The Arrange-Act-Assert (AAA) pattern is a common best practice for structuring unit tests to ensure they are clear and readable. The pattern consists of three steps:
Arrange: Set up the test environment and necessary preconditions.
Act: Execute the code unit you are testing.
Assert: Verify that the output or behavior of the code matches the expected outcome.

7. What is the role of “mocks” in unit testing?

Mocks are simulated objects that mimic the behavior of real dependencies (like a database, an external API, or another module) that a unit of code interacts with. Using mocks helps to isolate the unit under test, making tests faster, more deterministic, and repeatable, as they aren’t dependent on external systems.

8. How important is code coverage in unit testing?
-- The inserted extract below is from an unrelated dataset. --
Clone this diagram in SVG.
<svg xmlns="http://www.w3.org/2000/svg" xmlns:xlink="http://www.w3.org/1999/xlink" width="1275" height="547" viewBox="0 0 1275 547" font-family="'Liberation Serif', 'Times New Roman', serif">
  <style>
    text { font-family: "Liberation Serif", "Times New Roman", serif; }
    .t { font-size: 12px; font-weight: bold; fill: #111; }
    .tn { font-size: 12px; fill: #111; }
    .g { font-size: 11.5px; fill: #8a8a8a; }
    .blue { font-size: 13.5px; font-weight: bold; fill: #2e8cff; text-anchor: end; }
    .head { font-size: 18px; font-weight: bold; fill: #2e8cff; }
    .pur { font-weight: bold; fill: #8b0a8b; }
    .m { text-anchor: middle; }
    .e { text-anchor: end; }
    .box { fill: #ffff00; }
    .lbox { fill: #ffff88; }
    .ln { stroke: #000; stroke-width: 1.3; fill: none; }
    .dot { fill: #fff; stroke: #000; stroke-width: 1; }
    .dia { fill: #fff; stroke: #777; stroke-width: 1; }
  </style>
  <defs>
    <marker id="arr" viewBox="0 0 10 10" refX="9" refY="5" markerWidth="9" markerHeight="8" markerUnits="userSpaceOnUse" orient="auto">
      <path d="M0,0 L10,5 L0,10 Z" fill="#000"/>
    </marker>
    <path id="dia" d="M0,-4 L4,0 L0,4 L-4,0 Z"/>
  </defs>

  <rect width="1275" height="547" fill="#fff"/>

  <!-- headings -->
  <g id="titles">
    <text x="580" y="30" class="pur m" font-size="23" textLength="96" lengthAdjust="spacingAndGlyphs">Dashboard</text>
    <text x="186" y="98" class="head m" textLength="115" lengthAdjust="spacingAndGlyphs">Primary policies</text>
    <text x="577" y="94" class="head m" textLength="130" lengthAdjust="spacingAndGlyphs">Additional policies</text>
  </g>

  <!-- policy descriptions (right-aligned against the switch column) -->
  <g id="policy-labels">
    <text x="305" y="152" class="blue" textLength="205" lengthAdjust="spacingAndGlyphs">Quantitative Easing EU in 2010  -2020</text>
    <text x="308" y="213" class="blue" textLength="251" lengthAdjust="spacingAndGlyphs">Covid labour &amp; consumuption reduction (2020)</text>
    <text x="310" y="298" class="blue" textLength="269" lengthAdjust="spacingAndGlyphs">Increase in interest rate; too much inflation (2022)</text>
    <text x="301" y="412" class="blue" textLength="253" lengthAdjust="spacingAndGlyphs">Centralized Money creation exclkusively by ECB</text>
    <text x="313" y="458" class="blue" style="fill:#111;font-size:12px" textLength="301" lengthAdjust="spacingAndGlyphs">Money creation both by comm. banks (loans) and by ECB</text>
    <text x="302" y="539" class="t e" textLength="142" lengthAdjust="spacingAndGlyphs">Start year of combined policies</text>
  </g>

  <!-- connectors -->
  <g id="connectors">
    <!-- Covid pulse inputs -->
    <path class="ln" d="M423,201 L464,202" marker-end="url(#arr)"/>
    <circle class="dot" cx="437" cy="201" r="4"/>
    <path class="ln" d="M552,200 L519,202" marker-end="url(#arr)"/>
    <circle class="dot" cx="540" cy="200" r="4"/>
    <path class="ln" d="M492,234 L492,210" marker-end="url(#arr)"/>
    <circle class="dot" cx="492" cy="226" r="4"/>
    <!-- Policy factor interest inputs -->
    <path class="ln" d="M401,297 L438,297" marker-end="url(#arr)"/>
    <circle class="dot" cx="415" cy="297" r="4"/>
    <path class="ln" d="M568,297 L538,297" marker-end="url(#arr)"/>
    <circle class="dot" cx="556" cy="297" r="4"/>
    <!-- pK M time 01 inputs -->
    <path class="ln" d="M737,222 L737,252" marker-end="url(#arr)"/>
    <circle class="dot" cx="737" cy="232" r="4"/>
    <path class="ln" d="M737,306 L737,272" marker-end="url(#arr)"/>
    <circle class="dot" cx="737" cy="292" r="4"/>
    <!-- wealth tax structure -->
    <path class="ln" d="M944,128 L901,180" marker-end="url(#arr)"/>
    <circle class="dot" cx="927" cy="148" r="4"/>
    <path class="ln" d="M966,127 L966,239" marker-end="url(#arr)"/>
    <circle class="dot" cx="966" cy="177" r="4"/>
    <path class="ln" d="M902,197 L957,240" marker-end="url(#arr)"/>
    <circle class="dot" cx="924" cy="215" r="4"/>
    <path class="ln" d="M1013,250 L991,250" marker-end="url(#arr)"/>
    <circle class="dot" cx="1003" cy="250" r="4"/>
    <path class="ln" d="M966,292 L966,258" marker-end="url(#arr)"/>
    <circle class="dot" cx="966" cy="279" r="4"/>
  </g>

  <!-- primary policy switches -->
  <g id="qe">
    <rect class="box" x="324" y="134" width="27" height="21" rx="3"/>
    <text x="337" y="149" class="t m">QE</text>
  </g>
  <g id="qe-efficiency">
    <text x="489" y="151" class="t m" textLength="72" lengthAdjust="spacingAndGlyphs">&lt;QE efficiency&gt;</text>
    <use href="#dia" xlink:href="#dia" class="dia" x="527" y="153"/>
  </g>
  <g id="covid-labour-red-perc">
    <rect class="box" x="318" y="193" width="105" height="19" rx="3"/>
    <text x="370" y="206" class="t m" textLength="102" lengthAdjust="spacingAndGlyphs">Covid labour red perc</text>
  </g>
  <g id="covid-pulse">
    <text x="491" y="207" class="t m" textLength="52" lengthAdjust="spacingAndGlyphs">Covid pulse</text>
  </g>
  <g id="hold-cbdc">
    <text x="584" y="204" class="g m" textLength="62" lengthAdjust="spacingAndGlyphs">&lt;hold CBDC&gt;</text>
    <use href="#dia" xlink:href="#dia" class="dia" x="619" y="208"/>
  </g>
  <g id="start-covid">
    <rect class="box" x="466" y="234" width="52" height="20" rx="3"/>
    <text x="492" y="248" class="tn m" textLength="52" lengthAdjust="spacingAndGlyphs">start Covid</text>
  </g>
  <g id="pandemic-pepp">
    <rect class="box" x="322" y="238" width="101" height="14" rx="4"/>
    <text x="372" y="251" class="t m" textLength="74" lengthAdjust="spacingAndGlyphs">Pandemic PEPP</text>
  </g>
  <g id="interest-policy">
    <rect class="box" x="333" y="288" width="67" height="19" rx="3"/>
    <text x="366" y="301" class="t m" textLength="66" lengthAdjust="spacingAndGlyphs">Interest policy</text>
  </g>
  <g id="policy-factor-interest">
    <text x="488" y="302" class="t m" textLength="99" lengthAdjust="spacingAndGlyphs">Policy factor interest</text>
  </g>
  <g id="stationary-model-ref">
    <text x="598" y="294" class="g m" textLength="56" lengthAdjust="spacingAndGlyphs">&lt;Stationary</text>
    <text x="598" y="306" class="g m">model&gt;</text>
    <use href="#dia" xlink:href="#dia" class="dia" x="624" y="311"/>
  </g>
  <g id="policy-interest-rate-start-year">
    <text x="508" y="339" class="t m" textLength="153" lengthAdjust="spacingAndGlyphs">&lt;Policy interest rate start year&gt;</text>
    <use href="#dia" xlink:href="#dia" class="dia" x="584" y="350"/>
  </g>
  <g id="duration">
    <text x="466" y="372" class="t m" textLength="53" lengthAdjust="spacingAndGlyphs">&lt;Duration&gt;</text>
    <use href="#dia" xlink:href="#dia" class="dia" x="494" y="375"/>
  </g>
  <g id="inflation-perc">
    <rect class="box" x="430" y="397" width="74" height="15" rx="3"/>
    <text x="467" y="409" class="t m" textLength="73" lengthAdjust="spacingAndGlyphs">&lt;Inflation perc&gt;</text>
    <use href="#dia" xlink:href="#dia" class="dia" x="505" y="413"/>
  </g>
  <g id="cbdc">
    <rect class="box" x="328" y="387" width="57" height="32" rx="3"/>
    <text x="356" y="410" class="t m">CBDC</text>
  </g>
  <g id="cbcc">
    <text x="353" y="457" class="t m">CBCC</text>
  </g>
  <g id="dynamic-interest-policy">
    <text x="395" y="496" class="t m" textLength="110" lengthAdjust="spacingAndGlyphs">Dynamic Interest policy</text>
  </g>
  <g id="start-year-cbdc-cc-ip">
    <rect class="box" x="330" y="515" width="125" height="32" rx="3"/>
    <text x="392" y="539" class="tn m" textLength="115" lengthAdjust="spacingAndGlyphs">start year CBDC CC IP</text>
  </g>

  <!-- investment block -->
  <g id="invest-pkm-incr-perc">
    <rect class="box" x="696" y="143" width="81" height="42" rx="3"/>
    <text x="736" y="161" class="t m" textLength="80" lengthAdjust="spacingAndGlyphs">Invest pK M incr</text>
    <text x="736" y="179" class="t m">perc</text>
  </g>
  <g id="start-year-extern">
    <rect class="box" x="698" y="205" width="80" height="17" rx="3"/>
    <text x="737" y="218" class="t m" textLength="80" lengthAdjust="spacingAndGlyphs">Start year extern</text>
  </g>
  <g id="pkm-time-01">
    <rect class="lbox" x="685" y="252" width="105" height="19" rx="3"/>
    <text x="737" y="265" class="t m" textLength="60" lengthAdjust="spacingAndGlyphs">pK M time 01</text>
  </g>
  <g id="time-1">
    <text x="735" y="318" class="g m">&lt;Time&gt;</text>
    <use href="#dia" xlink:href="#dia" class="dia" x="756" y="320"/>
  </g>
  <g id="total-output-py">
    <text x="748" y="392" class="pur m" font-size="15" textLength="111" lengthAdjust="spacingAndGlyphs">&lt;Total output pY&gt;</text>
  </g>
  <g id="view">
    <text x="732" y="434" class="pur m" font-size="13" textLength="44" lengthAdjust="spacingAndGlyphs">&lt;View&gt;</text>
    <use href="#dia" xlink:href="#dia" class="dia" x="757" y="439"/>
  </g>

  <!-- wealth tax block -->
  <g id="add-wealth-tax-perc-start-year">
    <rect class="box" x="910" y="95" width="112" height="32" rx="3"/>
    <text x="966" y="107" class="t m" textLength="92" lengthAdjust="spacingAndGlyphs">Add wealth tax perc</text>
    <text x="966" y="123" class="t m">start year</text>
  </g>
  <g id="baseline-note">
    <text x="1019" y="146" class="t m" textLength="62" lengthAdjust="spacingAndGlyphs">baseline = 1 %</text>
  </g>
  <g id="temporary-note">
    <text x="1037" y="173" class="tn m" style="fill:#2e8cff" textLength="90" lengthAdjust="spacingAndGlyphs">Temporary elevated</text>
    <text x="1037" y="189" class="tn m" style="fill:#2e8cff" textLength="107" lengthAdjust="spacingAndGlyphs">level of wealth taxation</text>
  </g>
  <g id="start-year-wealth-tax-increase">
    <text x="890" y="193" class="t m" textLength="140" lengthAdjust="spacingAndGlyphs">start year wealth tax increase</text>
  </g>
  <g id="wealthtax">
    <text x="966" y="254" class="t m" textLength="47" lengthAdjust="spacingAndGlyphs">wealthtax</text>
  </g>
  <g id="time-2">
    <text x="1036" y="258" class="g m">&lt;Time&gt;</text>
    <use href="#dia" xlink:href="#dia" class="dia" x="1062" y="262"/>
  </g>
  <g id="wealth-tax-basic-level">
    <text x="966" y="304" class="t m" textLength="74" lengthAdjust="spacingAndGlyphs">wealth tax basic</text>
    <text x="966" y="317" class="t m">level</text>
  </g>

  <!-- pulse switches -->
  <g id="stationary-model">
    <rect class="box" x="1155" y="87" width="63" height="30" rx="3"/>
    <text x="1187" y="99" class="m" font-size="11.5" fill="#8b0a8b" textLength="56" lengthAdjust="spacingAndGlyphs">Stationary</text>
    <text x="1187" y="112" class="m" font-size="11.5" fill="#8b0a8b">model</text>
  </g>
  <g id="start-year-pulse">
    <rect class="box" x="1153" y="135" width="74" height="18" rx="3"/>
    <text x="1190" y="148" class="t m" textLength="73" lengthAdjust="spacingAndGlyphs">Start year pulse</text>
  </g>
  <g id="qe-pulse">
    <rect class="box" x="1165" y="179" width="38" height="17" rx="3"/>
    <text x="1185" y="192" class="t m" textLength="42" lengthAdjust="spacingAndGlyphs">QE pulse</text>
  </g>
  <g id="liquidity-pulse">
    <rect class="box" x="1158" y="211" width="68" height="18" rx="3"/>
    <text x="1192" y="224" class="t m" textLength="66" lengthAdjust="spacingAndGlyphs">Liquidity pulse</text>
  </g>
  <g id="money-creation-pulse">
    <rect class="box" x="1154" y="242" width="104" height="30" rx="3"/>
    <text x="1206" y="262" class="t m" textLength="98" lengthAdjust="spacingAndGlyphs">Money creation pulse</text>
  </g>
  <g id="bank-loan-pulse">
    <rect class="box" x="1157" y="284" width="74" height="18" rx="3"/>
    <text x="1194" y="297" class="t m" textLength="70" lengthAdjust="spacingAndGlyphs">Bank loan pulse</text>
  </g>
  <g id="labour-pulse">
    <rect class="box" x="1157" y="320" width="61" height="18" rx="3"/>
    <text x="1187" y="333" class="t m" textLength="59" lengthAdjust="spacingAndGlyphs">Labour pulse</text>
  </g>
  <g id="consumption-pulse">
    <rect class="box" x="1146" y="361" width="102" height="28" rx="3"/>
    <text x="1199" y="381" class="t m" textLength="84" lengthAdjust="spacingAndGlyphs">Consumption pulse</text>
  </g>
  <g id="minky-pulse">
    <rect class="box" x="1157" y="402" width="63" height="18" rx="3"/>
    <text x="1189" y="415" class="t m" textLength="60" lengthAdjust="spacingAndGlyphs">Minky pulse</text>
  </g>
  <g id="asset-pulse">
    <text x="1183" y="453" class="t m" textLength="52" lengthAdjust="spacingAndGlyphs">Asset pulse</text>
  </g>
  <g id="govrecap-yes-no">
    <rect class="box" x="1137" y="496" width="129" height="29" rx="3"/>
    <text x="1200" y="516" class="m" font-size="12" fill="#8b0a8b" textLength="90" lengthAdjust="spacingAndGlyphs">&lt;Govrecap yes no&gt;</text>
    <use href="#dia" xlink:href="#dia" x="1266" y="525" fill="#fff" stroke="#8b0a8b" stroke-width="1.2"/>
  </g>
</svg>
Code coverage is a metric that measures the percentage of your application’s source code that is executed by your tests. While achieving 100% coverage isn’t realistic or always necessary, aiming for a high percentage (e.g., 70-80%) is a good practice. High coverage often correlates with fewer bugs in production, but it’s important to focus on the quality of the tests, not just the quantity.

9. What are some common mistakes to avoid in unit testing?

Common pitfalls include:
Over-mocking, which can make tests fragile and unrealistic.
Focusing too much on achieving high code coverage without writing meaningful assertions.
Failing to automate test execution and integrate it into development workflows.
Ignoring failing tests, which erodes confidence in the test suite’s reliability.

10. How can I get started with unit testing as a beginner?

To get started, first choose a unit testing framework appropriate for the programming language you are using. Start with simple functions and follow the Arrange-Act-Assert pattern. Begin by writing tests for small, isolated components and gradually expand your test suite. Regularly integrate your tests into your workflow, preferably through a CI/CD pipeline, to automate their execution.